On a very basic level, you can see where the protectionists are coming from. Even Jamie Oliver is at it. As governments all over the world acquiesce to huge bailouts, aren’t the people entitled to choose where all this public money is going? According to the BBC, Ohio Democrat Tim Ryan has calculated that using wholly domestic input (iron and steel from US sources) for future infrastructure projects will create an extra 77,000 jobs across the country. His position isn’t exactly isolated. When help is needed, it’s human nature to treat the neighbours first. Charity doesn’t travel well when there are problems closer to home.
But that’s where the logic ends. In a global economy, companies must look after their exports as well as domestic demand. That’s why US firms General Electric, Boeing, and Caterpillar (each of whom are about as “American” as apple pie) have all spoken out against Obama’s bailout. According to the BBC, more than half of Caterpillar's sales are exports. “We’ve got to keep our markets open if we expect other countries to keep their markets open,” says Caterpillar CEO James Owens.
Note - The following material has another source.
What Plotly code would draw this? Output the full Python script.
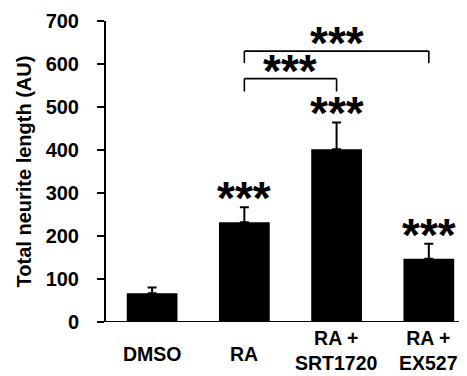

He’s absolutely right. The last thing the world needs right now is a tit-for-tat trade war. While it’s been inaccurately reported that the wave of protectionism that followed the Wall Street crash of 1929 was the chief cause of the Great Depression, it certainly lengthened the pain. Obama must choose between his election pledge of standing up for US workers and developing a foreign trade policy that stimulates growth on both sides of the Atlantic.